Folk tale
- Name: The Three Apprentices
- Also known as: The Three Journeymen
- Aarne–Thompson grouping: ATU 360
- Country: Germany
- Published in: Grimms' Fairy Tales

= The Three Apprentices =

German fairy tale

"The Three Apprentices" or "The Three Journeymen" (Die drei Handwerksburschen) is a German fairy tale collected by the Brothers Grimm in Grimm's Fairy Tales as tale number 120.
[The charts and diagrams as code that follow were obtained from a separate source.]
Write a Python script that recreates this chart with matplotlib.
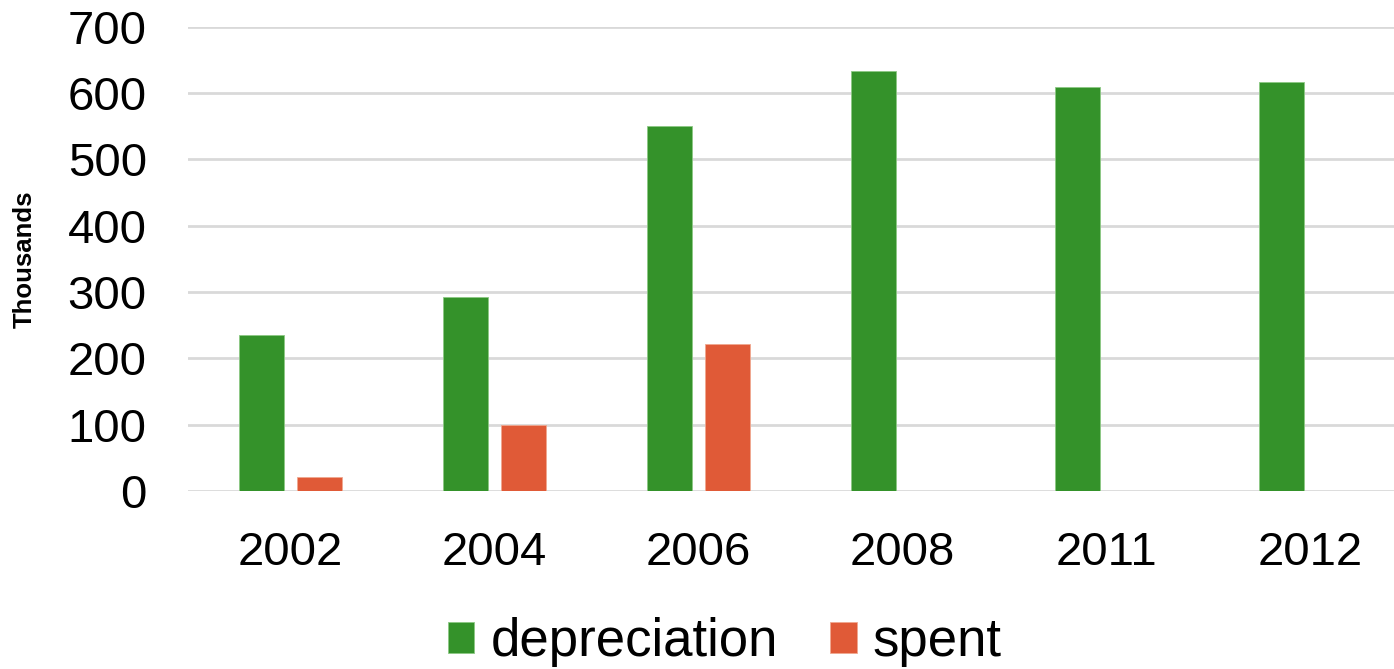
import numpy as np
import matplotlib
matplotlib.use('Agg')
import matplotlib.pyplot as plt

plt.rcParams['font.family'] = ['Liberation Sans', 'DejaVu Sans']

years = ['2002', '2004', '2006', '2008', '2011', '2012']
depreciation = [236, 292, 550, 633, 609, 617]
spent = [21, 100, 222, 0, 0, 0]

green = '#34922a'
orange = '#e05a37'

fig = plt.figure(figsize=(13.94, 6.69), dpi=100)
# plot area runs a little past the right edge, like in the original export
ax = fig.add_axes([0.1352, 0.266, 0.878, 0.694])

x = np.arange(len(years))
w = 0.22
off = 0.142
ax.bar(x - off, depreciation, w, color=green, edgecolor='#8cc884', linewidth=0.6, label='depreciation', zorder=3)
ax.bar(x + off, spent, w, color=orange, edgecolor='#f0a890', linewidth=0.6, label='spent', zorder=3)

ax.set_xlim(-0.5, len(years) - 0.5)
ax.set_ylim(0, 700)
ax.set_yticks(range(0, 701, 100))
ax.set_xticks(x)
ax.set_xticklabels(years)
ax.grid(axis='y', color='#d9d9d9', linewidth=2, zorder=0)
for s in ax.spines.values():
    s.set_visible(False)
ax.tick_params(axis='both', length=0, labelsize=34, colors='black')
ax.tick_params(axis='x', pad=28.5)
ax.tick_params(axis='y', pad=30)
ax.set_ylabel('Thousands', fontsize=18.5, fontweight='bold')
ax.yaxis.set_label_coords(-0.124, 0.5)

fig.legend(loc='center', bbox_to_anchor=(0.52, 0.040), ncol=2, frameon=False,
           fontsize=38, handlelength=0.5, handleheight=0.55, handletextpad=0.3,
           columnspacing=1.0, borderpad=0)

fig.savefig('out.png', dpi=100)
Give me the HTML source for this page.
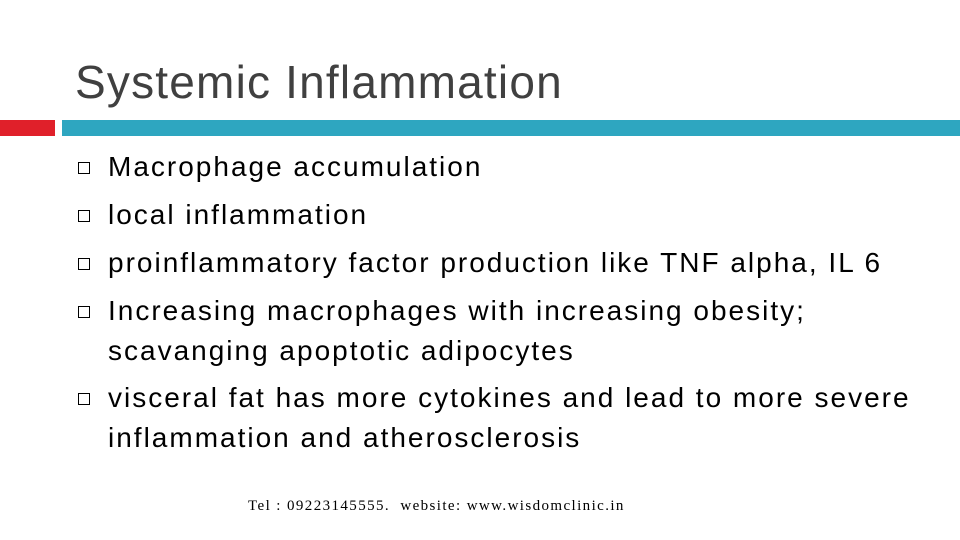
<!DOCTYPE html>
<html><head><meta charset="utf-8"><style>
body{margin:0;width:960px;height:540px;background:#fff;position:relative;overflow:hidden;font-family:"Liberation Sans",sans-serif}
.t{position:absolute;left:75px;top:55px;font-size:46px;color:#404040;white-space:nowrap;letter-spacing:1.2px}
.bar{position:absolute;top:120px;height:16px}
.li{position:absolute;left:108px;font-size:28px;color:#000;white-space:nowrap;line-height:40px;letter-spacing:2.0px}
.sq{position:absolute;left:78px;width:10px;height:10px;border:1.5px solid #000}
.f{position:absolute;left:248px;top:498px;font-size:15px;color:#000;white-space:nowrap;font-family:"Liberation Serif",serif;letter-spacing:1.4px}
</style></head><body>
<div class="t">Systemic Inflammation</div>
<div class="bar" style="left:0;width:55px;background:#e0202a"></div>
<div class="bar" style="left:62px;width:898px;background:#2ea6c0"></div>

<div class="sq" style="top:162px"></div>
<div class="li" style="top:147px">Macrophage accumulation</div>
<div class="sq" style="top:210px"></div>
<div class="li" style="top:195px">local inflammation</div>
<div class="sq" style="top:258px"></div>
<div class="li" style="top:243px">proinflammatory factor production like TNF alpha, IL 6</div>
<div class="sq" style="top:306px"></div>
<div class="li" style="top:291px">Increasing macrophages with increasing obesity;<br>scavanging apoptotic adipocytes</div>
<div class="sq" style="top:393px"></div>
<div class="li" style="top:378px">visceral fat has more cytokines and lead to more severe<br>inflammation and atherosclerosis</div>

<div class="f">Tel : 09223145555.&nbsp; website: www.wisdomclinic.in</div>
</body></html>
It is Aarne-Thompson type 360, The Three Apprentices and the Devil.

==Synopsis==

Three apprentices banded together and agreed to work in the same town, but they had grown so poor that they thought they had to separate. A richly dressed man asked them to help him for money. One noticed that he had a horse's foot, but though he was the Devil, he assured them that he only wanted a soul that was already half his and not theirs. He gave them money and told them that, whenever they were spoken to, the first one was to say "All three of us"; the second, "For money"; and the third, "And quite right too!"

They went and lived in an inn. The innkeeper thought they were mad, and they saw everything that happened there. A merchant gave the innkeeper money to take care of, for fear the apprentices would steal it. The innkeeper murdered the merchant in the night and blamed the apprentices; their answers to the questions seemed confessions of guilt, but the Devil appeared as they were about to be executed and freed them. They then announced that the innkeeper was the murderer, and where the bodies were to be found. The innkeeper was executed, the Devil got his soul, and the three apprentices had money for the rest of their lives.